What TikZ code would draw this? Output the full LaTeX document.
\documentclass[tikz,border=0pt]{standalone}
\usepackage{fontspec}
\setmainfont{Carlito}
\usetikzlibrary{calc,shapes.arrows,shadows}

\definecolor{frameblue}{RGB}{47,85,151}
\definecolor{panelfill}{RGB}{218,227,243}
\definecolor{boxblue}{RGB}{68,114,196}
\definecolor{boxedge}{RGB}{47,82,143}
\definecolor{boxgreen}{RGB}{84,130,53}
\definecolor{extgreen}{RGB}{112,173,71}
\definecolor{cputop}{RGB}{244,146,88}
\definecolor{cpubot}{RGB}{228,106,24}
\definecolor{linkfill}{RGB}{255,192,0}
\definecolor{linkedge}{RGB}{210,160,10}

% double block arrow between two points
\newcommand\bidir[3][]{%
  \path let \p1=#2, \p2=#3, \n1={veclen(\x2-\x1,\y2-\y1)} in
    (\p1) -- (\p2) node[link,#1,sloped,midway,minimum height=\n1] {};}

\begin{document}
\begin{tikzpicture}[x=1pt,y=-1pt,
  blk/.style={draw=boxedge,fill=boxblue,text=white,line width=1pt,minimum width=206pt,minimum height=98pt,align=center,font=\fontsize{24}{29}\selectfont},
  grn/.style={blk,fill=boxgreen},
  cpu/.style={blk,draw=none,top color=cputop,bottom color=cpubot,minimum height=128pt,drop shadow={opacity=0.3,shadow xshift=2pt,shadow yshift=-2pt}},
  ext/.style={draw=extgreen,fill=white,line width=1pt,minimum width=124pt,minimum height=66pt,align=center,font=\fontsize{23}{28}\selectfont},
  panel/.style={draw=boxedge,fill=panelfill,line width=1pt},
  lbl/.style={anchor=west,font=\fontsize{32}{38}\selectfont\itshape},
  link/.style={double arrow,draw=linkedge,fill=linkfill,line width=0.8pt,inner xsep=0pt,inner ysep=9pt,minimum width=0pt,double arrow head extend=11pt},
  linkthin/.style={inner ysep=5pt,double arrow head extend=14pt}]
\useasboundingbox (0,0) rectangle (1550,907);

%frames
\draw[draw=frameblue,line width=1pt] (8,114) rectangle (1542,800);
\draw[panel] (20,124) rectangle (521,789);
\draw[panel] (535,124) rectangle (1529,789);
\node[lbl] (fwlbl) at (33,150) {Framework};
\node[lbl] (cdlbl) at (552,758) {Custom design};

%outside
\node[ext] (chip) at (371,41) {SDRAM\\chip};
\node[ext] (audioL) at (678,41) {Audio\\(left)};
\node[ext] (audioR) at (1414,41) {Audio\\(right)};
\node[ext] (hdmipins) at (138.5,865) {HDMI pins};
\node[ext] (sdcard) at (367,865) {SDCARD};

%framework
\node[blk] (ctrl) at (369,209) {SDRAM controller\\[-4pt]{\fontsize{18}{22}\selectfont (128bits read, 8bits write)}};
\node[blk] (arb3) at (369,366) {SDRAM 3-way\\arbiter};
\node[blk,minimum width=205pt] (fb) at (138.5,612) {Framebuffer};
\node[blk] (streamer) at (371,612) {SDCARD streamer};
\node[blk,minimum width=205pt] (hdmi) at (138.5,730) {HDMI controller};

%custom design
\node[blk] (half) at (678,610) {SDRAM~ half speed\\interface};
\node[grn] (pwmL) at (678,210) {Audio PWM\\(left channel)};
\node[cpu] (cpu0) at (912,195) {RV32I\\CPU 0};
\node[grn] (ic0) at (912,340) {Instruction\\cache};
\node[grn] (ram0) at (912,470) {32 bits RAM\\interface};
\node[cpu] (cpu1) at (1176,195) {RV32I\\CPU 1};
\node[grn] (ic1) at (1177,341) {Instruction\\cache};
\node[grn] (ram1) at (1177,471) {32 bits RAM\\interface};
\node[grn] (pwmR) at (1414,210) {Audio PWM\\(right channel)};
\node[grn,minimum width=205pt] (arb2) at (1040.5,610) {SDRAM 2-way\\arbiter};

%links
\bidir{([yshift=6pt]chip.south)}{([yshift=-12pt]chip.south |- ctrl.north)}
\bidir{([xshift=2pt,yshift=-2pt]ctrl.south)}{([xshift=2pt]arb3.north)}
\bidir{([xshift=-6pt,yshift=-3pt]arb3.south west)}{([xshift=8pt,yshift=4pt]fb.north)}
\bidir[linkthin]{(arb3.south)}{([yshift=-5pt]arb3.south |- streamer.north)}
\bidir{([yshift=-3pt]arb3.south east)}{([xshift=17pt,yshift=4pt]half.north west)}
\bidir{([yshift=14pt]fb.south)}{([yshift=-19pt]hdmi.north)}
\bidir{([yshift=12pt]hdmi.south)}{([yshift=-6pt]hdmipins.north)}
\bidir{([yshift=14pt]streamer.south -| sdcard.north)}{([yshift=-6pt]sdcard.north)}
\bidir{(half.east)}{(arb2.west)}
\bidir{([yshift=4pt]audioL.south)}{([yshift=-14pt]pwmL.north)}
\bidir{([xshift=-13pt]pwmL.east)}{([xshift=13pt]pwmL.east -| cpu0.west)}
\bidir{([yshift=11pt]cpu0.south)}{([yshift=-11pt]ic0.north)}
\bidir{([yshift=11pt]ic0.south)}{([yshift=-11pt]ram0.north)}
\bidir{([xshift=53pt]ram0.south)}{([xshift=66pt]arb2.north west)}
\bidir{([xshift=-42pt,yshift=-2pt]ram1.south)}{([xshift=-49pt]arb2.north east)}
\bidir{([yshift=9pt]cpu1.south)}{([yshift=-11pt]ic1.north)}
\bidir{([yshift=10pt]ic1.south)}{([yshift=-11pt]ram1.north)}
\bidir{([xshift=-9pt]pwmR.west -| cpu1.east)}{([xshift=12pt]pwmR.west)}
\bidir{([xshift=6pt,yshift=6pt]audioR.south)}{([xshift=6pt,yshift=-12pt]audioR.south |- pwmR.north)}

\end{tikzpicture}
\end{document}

## Problem details
Reproduce the data in its entirety, matching each character.

## Written answer
What TikZ code would draw this? Output the full LaTeX document.
\documentclass[tikz,border=0pt]{standalone}
\usepackage{fontspec}
\setmainfont{Carlito}
\usetikzlibrary{calc,shapes.arrows,shadows}

\definecolor{frameblue}{RGB}{47,85,151}
\definecolor{panelfill}{RGB}{218,227,243}
\definecolor{boxblue}{RGB}{68,114,196}
\definecolor{boxedge}{RGB}{47,82,143}
\definecolor{boxgreen}{RGB}{84,130,53}
\definecolor{extgreen}{RGB}{112,173,71}
\definecolor{cputop}{RGB}{244,146,88}
\definecolor{cpubot}{RGB}{228,106,24}
\definecolor{linkfill}{RGB}{255,192,0}
\definecolor{linkedge}{RGB}{210,160,10}

% double block arrow between two points
\newcommand\bidir[3][]{%
  \path let \p1=#2, \p2=#3, \n1={veclen(\x2-\x1,\y2-\y1)} in
    (\p1) -- (\p2) node[link,#1,sloped,midway,minimum height=\n1] {};}

\begin{document}
\begin{tikzpicture}[x=1pt,y=-1pt,
  blk/.style={draw=boxedge,fill=boxblue,text=white,line width=1pt,minimum width=206pt,minimum height=98pt,align=center,font=\fontsize{24}{29}\selectfont},
  grn/.style={blk,fill=boxgreen},
  cpu/.style={blk,draw=none,top color=cputop,bottom color=cpubot,minimum height=128pt,drop shadow={opacity=0.3,shadow xshift=2pt,shadow yshift=-2pt}},
  ext/.style={draw=extgreen,fill=white,line width=1pt,minimum width=124pt,minimum height=66pt,align=center,font=\fontsize{23}{28}\selectfont},
  panel/.style={draw=boxedge,fill=panelfill,line width=1pt},
  lbl/.style={anchor=west,font=\fontsize{32}{38}\selectfont\itshape},
  link/.style={double arrow,draw=linkedge,fill=linkfill,line width=0.8pt,inner xsep=0pt,inner ysep=9pt,minimum width=0pt,double arrow head extend=11pt},
  linkthin/.style={inner ysep=5pt,double arrow head extend=14pt}]
\useasboundingbox (0,0) rectangle (1550,907);

%frames
\draw[draw=frameblue,line width=1pt] (8,114) rectangle (1542,800);
\draw[panel] (20,124) rectangle (521,789);
\draw[panel] (535,124) rectangle (1529,789);
\node[lbl] (fwlbl) at (33,150) {Framework};
\node[lbl] (cdlbl) at (552,758) {Custom design};

%outside
\node[ext] (chip) at (371,41) {SDRAM\\chip};
\node[ext] (audioL) at (678,41) {Audio\\(left)};
\node[ext] (audioR) at (1414,41) {Audio\\(right)};
\node[ext] (hdmipins) at (138.5,865) {HDMI pins};
\node[ext] (sdcard) at (367,865) {SDCARD};

%framework
\node[blk] (ctrl) at (369,209) {SDRAM controller\\[-4pt]{\fontsize{18}{22}\selectfont (128bits read, 8bits write)}};
\node[blk] (arb3) at (369,366) {SDRAM 3-way\\arbiter};
\node[blk,minimum width=205pt] (fb) at (138.5,612) {Framebuffer};
\node[blk] (streamer) at (371,612) {SDCARD streamer};
\node[blk,minimum width=205pt] (hdmi) at (138.5,730) {HDMI controller};

%custom design
\node[blk] (half) at (678,610) {SDRAM~ half speed\\interface};
\node[grn] (pwmL) at (678,210) {Audio PWM\\(left channel)};
\node[cpu] (cpu0) at (912,195) {RV32I\\CPU 0};
\node[grn] (ic0) at (912,340) {Instruction\\cache};
\node[grn] (ram0) at (912,470) {32 bits RAM\\interface};
\node[cpu] (cpu1) at (1176,195) {RV32I\\CPU 1};
\node[grn] (ic1) at (1177,341) {Instruction\\cache};
\node[grn] (ram1) at (1177,471) {32 bits RAM\\interface};
\node[grn] (pwmR) at (1414,210) {Audio PWM\\(right channel)};
\node[grn,minimum width=205pt] (arb2) at (1040.5,610) {SDRAM 2-way\\arbiter};

%links
\bidir{([yshift=6pt]chip.south)}{([yshift=-12pt]chip.south |- ctrl.north)}
\bidir{([xshift=2pt,yshift=-2pt]ctrl.south)}{([xshift=2pt]arb3.north)}
\bidir{([xshift=-6pt,yshift=-3pt]arb3.south west)}{([xshift=8pt,yshift=4pt]fb.north)}
\bidir[linkthin]{(arb3.south)}{([yshift=-5pt]arb3.south |- streamer.north)}
\bidir{([yshift=-3pt]arb3.south east)}{([xshift=17pt,yshift=4pt]half.north west)}
\bidir{([yshift=14pt]fb.south)}{([yshift=-19pt]hdmi.north)}
\bidir{([yshift=12pt]hdmi.south)}{([yshift=-6pt]hdmipins.north)}
\bidir{([yshift=14pt]streamer.south -| sdcard.north)}{([yshift=-6pt]sdcard.north)}
\bidir{(half.east)}{(arb2.west)}
\bidir{([yshift=4pt]audioL.south)}{([yshift=-14pt]pwmL.north)}
\bidir{([xshift=-13pt]pwmL.east)}{([xshift=13pt]pwmL.east -| cpu0.west)}
\bidir{([yshift=11pt]cpu0.south)}{([yshift=-11pt]ic0.north)}
\bidir{([yshift=11pt]ic0.south)}{([yshift=-11pt]ram0.north)}
\bidir{([xshift=53pt]ram0.south)}{([xshift=66pt]arb2.north west)}
\bidir{([xshift=-42pt,yshift=-2pt]ram1.south)}{([xshift=-49pt]arb2.north east)}
\bidir{([yshift=9pt]cpu1.south)}{([yshift=-11pt]ic1.north)}
\bidir{([yshift=10pt]ic1.south)}{([yshift=-11pt]ram1.north)}
\bidir{([xshift=-9pt]pwmR.west -| cpu1.east)}{([xshift=12pt]pwmR.west)}
\bidir{([xshift=6pt,yshift=6pt]audioR.south)}{([xshift=6pt,yshift=-12pt]audioR.south |- pwmR.north)}

\end{tikzpicture}
\end{document}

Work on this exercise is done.